Harry Potter ou la gloire perdue
Gallimard
Notre société est toujours à la recherche de nouvelles figures de héros modernes, de personnages qui sauraient transcender leur quotidien pour devenir des héros d’un jour…
Que cela soit dans la littérature ou le cinéma, nous sommes à la recherche de ces « role models », femmes ou hommes. Des personnalités au destin incroyable et qui pourraient nous ressembler. David Foenkinos est de ces auteurs qui, justement, aiment raconter des destins d’hommes ou de femmes remarquables. S’approprier un « caractère » et en faire un héros, un héros de roman, voilà une tâche qui n’est pas simple. Alors pourquoi ne pas relever un défi un peu fou, prendre une des figures le plus mythiques de ces vingt dernières années et en faire le sujet de son nouveau roman… mais d’une façon détournée… pour que l’entreprise soit encore plus corsée !
David Foenkinos brosse donc le portrait du « numéro deux », de celui qui aurait pu être le héros de notre enfance ou de celle de nos enfants, l’acteur qui joue Harry Potter, dans la saga cinématographique, mais qui n’est pas Daniel Radcliffe ! En effet, il raconte l’histoire de Martin Hill, celui qui ne fut pas Harry Potter…
Quelle drôle d’idée ; que peut-on raconter d’un échec ?
Tant et tant… Justement, dans une société qui valorise la réussite et la première place, que reste-t-il aux perdants, aux losers ? Si on arrive second, est-on pour autant un perdant ? Oui, à en croire Martin Hill, personnage de ce dernier roman de David Foenkinos, Numéro Deux, paru aux éditions Gallimard.
Est-ce que le numéro deux a, à terme, vocation à devenir numéro un ? Peut-on se relever d’un échec, quand, à 10 ans, on croit que l’on va interpréter le personnage le plus fantastique de ces dernières décennies et que ce rôle ne vous est finalement pas dévolu ?
Comment vivre en n’étant pas Harry Potter… mais seulement celui qui a failli l’être ?
Pour tout enfant, ou acteur amateur, cet échec ne pourrait être qu’un épiphénomène… Il faudrait passer à autre chose. Quand on fait des castings ou que l’on pratique un sport, l’échec est une option.
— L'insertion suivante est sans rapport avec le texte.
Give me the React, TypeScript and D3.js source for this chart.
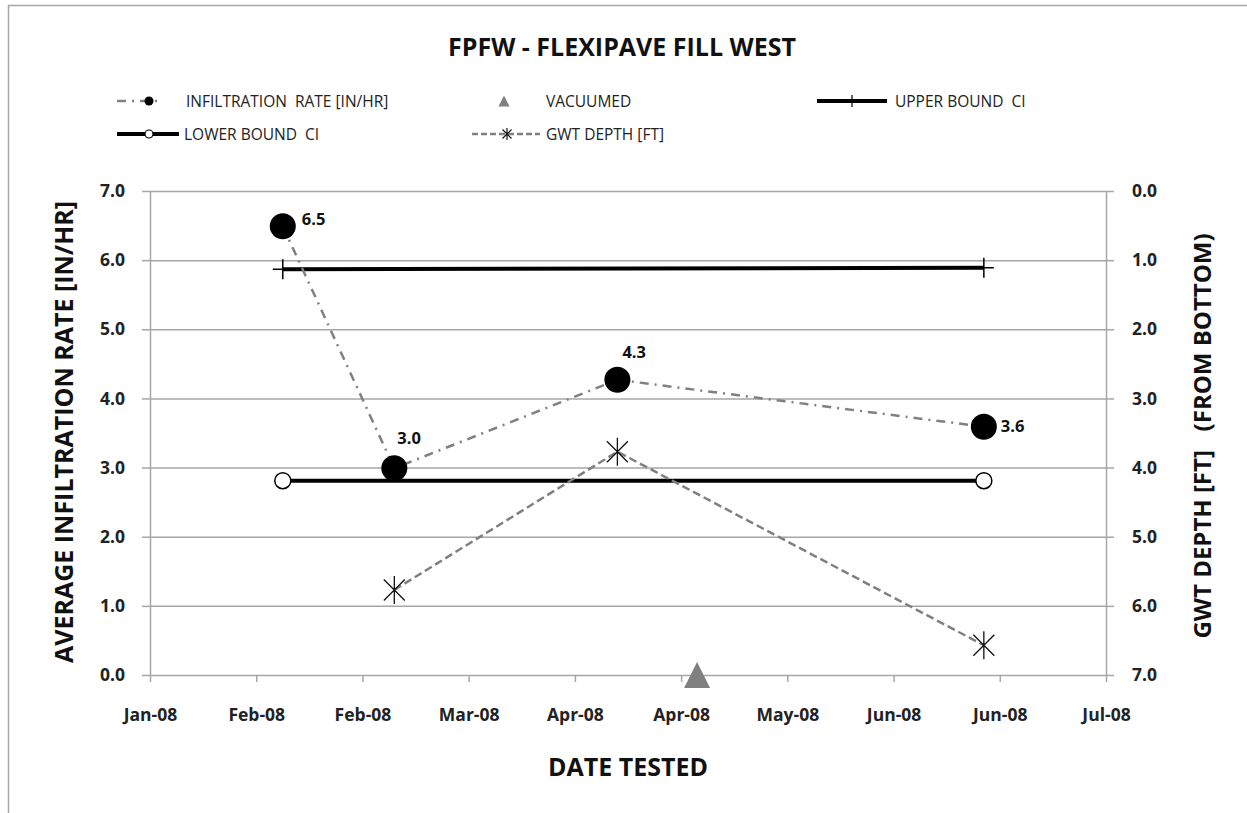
import React, { useEffect, useRef } from 'react';
import * as d3 from 'd3';

// values
const testDates = ['2008-02-09', '2008-03-01', '2008-04-12', '2008-06-20'];
const infiltrationRate = [6.49, 2.99, 4.27, 3.59];
const gwtDates = ['2008-03-01', '2008-04-12', '2008-06-20'];
const gwtDepth = [5.77, 3.77, 6.57];
const vacuumedDates = ['2008-04-27'];
const vacuumedRate = [0];
const boundDates = ['2008-02-09', '2008-06-20'];
const upperBoundCI = [5.87, 5.89];
const lowerBoundCI = [2.81, 2.81];
const xTickDates = [
  '2008-01-15', '2008-02-04', '2008-02-24', '2008-03-15', '2008-04-04',
  '2008-04-24', '2008-05-14', '2008-06-03', '2008-06-23', '2008-07-13',
];
const leftTicks = [0, 1, 2, 3, 4, 5, 6, 7];
const rightTicks = [0, 1, 2, 3, 4, 5, 6, 7];

const W = 1247;
const H = 813;
const FONT = '"Open Sans", Lato, sans-serif';
const GRAY = '#808080';

const App: React.FC = () => {
  const svgRef = useRef<SVGSVGElement>(null);

  useEffect(() => {
    if (!svgRef.current) return;
    const svg = d3.select(svgRef.current);
    svg.selectAll('*').remove();

    const parse = d3.utcParse('%Y-%m-%d');
    const margin = { top: 191, right: W - 1106, bottom: H - 675, left: 150 };
    const innerW = W - margin.left - margin.right;
    const innerH = H - margin.top - margin.bottom;

    const x = d3.scaleUtc()
      .domain([parse(xTickDates[0])!, parse(xTickDates[xTickDates.length - 1])!])
      .range([0, innerW]);
    const y = d3.scaleLinear().domain([0, 7]).range([innerH, 0]);
    const y2 = d3.scaleLinear().domain([0, 7]).range([0, innerH]);

    // frame (only top/left visible in the crop)
    svg.append('path')
      .attr('d', `M8.5,${H}V5.5H${W}`)
      .attr('fill', 'none')
      .attr('stroke', '#a6a6a6')
      .attr('stroke-width', 1.5);

    // title
    svg.append('text')
      .attr('x', 622).attr('y', 56)
      .attr('text-anchor', 'middle')
      .style('font-family', FONT).style('font-weight', 700).style('font-size', '25px')
      .attr('fill', '#111')
      .text('FPFW - FLEXIPAVE FILL WEST');

    const g = svg.append('g').attr('transform', `translate(${margin.left},${margin.top})`);

    // gridlines
    g.append('g')
      .selectAll('line')
      .data(leftTicks.filter(t => t > 0))
      .join('line')
      .attr('x1', 0).attr('x2', innerW)
      .attr('y1', d => y(d) + 0.5).attr('y2', d => y(d) + 0.5)
      .attr('stroke', '#a6a6a6').attr('stroke-width', 1.5);

    // axes
    const styleAxis = (sel: d3.Selection<SVGGElement, unknown, null, undefined>) => {
      sel.select('.domain').attr('stroke', '#a6a6a6').attr('stroke-width', 1.5);
      sel.selectAll('.tick line').attr('stroke', '#a6a6a6').attr('stroke-width', 1.5);
      sel.selectAll('.tick text')
        .style('font-family', FONT).style('font-weight', 700).style('font-size', '17.5px')
        .attr('fill', '#222');
    };

    const leftAxis = g.append('g')
      .call(d3.axisLeft(y).tickValues(leftTicks).tickFormat(d => d3.format('.1f')(d as number)).tickSize(8).tickSizeOuter(0).tickPadding(17));
    styleAxis(leftAxis);

    const rightAxis = g.append('g')
      .attr('transform', `translate(${innerW},0)`)
      .call(d3.axisRight(y2).tickValues(rightTicks).tickFormat(d => d3.format('.1f')(d as number)).tickSize(8).tickSizeOuter(0).tickPadding(18));
    styleAxis(rightAxis);

    const xAxis = g.append('g')
      .attr('transform', `translate(0,${innerH})`)
      .call(d3.axisBottom(x).tickValues(xTickDates.map(d => parse(d)!)).tickFormat(d => d3.utcFormat('%b-%y')(d as Date)).tickSize(7).tickSizeOuter(0).tickPadding(27));
    styleAxis(xAxis);

    // axis titles
    svg.append('text')
      .attr('transform', 'translate(73,432) rotate(-90)')
      .attr('text-anchor', 'middle')
      .style('font-family', FONT).style('font-weight', 700).style('font-size', '25px')
      .attr('fill', '#111')
      .text('AVERAGE INFILTRATION RATE [IN/HR]');

    svg.append('text')
      .attr('transform', 'translate(1211,436) rotate(-90)')
      .attr('text-anchor', 'middle')
      .attr('xml:space', 'preserve')
      .style('white-space', 'pre')
      .style('font-family', FONT).style('font-weight', 700).style('font-size', '24px')
      .attr('fill', '#111')
      .text('GWT DEPTH [FT]   (FROM BOTTOM)');

    svg.append('text')
      .attr('x', 628).attr('y', 776)
      .attr('text-anchor', 'middle')
      .style('font-family', FONT).style('font-weight', 700).style('font-size', '25px')
      .attr('fill', '#111')
      .text('DATE TESTED');

    // series data
    const infl = testDates.map((d, i) => ({ date: parse(d)!, v: infiltrationRate[i] }));
    const gwt = gwtDates.map((d, i) => ({ date: parse(d)!, v: gwtDepth[i] }));
    const upper = boundDates.map((d, i) => ({ date: parse(d)!, v: upperBoundCI[i] }));
    const lower = boundDates.map((d, i) => ({ date: parse(d)!, v: lowerBoundCI[i] }));
    const vac = vacuumedDates.map((d, i) => ({ date: parse(d)!, v: vacuumedRate[i] }));

    const line = d3.line<{ date: Date; v: number }>().x(d => x(d.date)).y(d => y(d.v));
    const line2 = d3.line<{ date: Date; v: number }>().x(d => x(d.date)).y(d => y2(d.v));

    // bound lines
    [upper, lower].forEach(s => {
      g.append('path').datum(s)
        .attr('fill', 'none').attr('stroke', '#000').attr('stroke-width', 4)
        .attr('d', line);
    });

    // GWT depth
    g.append('path').datum(gwt)
      .attr('fill', 'none').attr('stroke', GRAY).attr('stroke-width', 2.5)
      .attr('stroke-dasharray', '8,4')
      .attr('d', line2);

    // infiltration rate
    g.append('path').datum(infl)
      .attr('fill', 'none').attr('stroke', GRAY).attr('stroke-width', 2.5)
      .attr('stroke-dasharray', '9,6,2,6')
      .attr('d', line);

    // marker helpers
    const plusPath = (r: number) => `M${-r},0H${r}M0,${-r}V${r}`;
    const starPath = (r: number) => {
      const a = r * 0.75;
      return `M${-a},${-a}L${a},${a}M${-a},${a}L${a},${-a}M0,${-r}V${r}`;
    };
    const triPath = (s: number) => `M0,${-s / 2}L${s / 2},${s / 2}L${-s / 2},${s / 2}Z`;

    // upper bound markers
    g.selectAll('.ub').data(upper).join('path')
      .attr('transform', d => `translate(${x(d.date)},${y(d.v)})`)
      .attr('d', plusPath(10)).attr('stroke', '#000').attr('stroke-width', 1.5).attr('fill', 'none');

    // lower bound markers
    g.selectAll('.lb').data(lower).join('circle')
      .attr('cx', d => x(d.date)).attr('cy', d => y(d.v)).attr('r', 8)
      .attr('fill', '#fff').attr('stroke', '#000').attr('stroke-width', 1.5);

    // GWT markers
    g.selectAll('.gw').data(gwt).join('path')
      .attr('transform', d => `translate(${x(d.date)},${y2(d.v)})`)
      .attr('d', starPath(14)).attr('stroke', '#111').attr('stroke-width', 1.3).attr('fill', 'none');

    // infiltration markers
    g.selectAll('.inf').data(infl).join('circle')
      .attr('cx', d => x(d.date)).attr('cy', d => y(d.v)).attr('r', 13)
      .attr('fill', '#000');

    // vacuumed
    g.selectAll('.vac').data(vac).join('path')
      .attr('transform', d => `translate(${x(d.date)},${y(d.v)})`)
      .attr('d', triPath(26)).attr('fill', GRAY);

    // data labels
    const labelOffsets = [[19, -1], [3, -24], [5, -22], [17, 5]];
    g.selectAll('.lbl').data(infl).join('text')
      .attr('x', (d, i) => x(d.date) + labelOffsets[i][0])
      .attr('y', (d, i) => y(d.v) + labelOffsets[i][1])
      .style('font-family', FONT).style('font-weight', 700).style('font-size', '16.5px')
      .attr('fill', '#111')
      .text(d => d.v.toFixed(1));

    // legend
    const leg = svg.append('g');
    const legText = (tx: number, ty: number, label: string) =>
      leg.append('text').attr('x', tx).attr('y', ty + 6)
        .attr('xml:space', 'preserve').style('white-space', 'pre')
        .style('font-family', FONT).style('font-size', '15.5px').attr('fill', '#222')
        .text(label);

    // row 1
    leg.append('line').attr('x1', 117).attr('x2', 162).attr('y1', 101).attr('y2', 101)
      .attr('stroke', GRAY).attr('stroke-width', 2.5).attr('stroke-dasharray', '9,6,2,6');
    leg.append('circle').attr('cx', 149).attr('cy', 101).attr('r', 4.5).attr('fill', '#000');
    legText(186, 101, 'INFILTRATION  RATE [IN/HR]');

    leg.append('path').attr('transform', 'translate(504,101)').attr('d', triPath(11)).attr('fill', GRAY);
    legText(546, 101, 'VACUUMED');

    leg.append('line').attr('x1', 817).attr('x2', 887).attr('y1', 101).attr('y2', 101)
      .attr('stroke', '#000').attr('stroke-width', 4);
    leg.append('path').attr('transform', 'translate(852,101)').attr('d', plusPath(6))
      .attr('stroke', '#000').attr('stroke-width', 1.2);
    legText(895, 101, 'UPPER BOUND  CI');

    // row 2
    leg.append('line').attr('x1', 117).attr('x2', 179).attr('y1', 134).attr('y2', 134)
      .attr('stroke', '#000').attr('stroke-width', 4);
    leg.append('circle').attr('cx', 149).attr('cy', 134).attr('r', 4)
      .attr('fill', '#fff').attr('stroke', '#000').attr('stroke-width', 1.2);
    legText(184, 134, 'LOWER BOUND  CI');

    leg.append('line').attr('x1', 472).attr('x2', 540).attr('y1', 134).attr('y2', 134)
      .attr('stroke', GRAY).attr('stroke-width', 2.5).attr('stroke-dasharray', '6,3');
    leg.append('path').attr('transform', 'translate(507,134)').attr('d', starPath(6))
      .attr('stroke', '#111').attr('stroke-width', 1.2).attr('fill', 'none');
    legText(546, 134, 'GWT DEPTH [FT]');
  }, []);

  return (
    <svg
      ref={svgRef}
      width={W}
      height={H}
      viewBox={`0 0 ${W} ${H}`}
      style={{ position: 'absolute', left: 0, top: 0, background: '#fff' }}
    />
  );
};

export default App;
Pour cela, il ne faut peut-être pas être hypersensible comme l’est notre personnage… Pour Martin, sa vie va s’en trouver à jamais bouleversée, tout tournera désormais autour de la malédiction de Harry Potter ; et vivre dans une société où ce magicien fait régulièrement parler de lui peut vite devenir un enfer, comme un mauvais sort.
Ce roman raconte comment nos échecs nous façonnent, plus que nos réussites ; comment un enfant ordinaire peut vivre dans un monde ultra médiatisé qui lui rappelle sans cesse cet échec.
Passez votre chemin si vous aimez les histoires de résilience et découvrir le récit d’une personne ordinaire qui transcende sa condition pour devenir la meilleure version d’elle-même. Ici, c’est tout l’inverse : point de bel acteur, connu, richissime et reconnu, mais un adolescent puis un adulte que le monde effraye… C’est terrifiant… La chute semble inéluctable !
David Foenkinos a décidé de s’intéresser à cette deuxième place, lui qui avouait gentiment ne pas pouvoir être numéro un alors que Michel Houellebecq sort un livre concomitamment au sien. Humour d’écrivains…
Ce récit mené tambour battant nous replonge dans l’histoire véridique du casting du film, puis vole de ses propres ailes pour nous conter les hasards de la vie d’un enfant, d’un adolescent et enfin d’un jeune homme dont la résurrection ne viendra que par sa rencontre, enfin, avec Harry Potter… Qu’ont-ils bien pu se dire ? Pour cela, il faut lire Numéro Deux…
• Numéro Deux, David Foenkinos, Gallimard, 19,50 €, 238 p.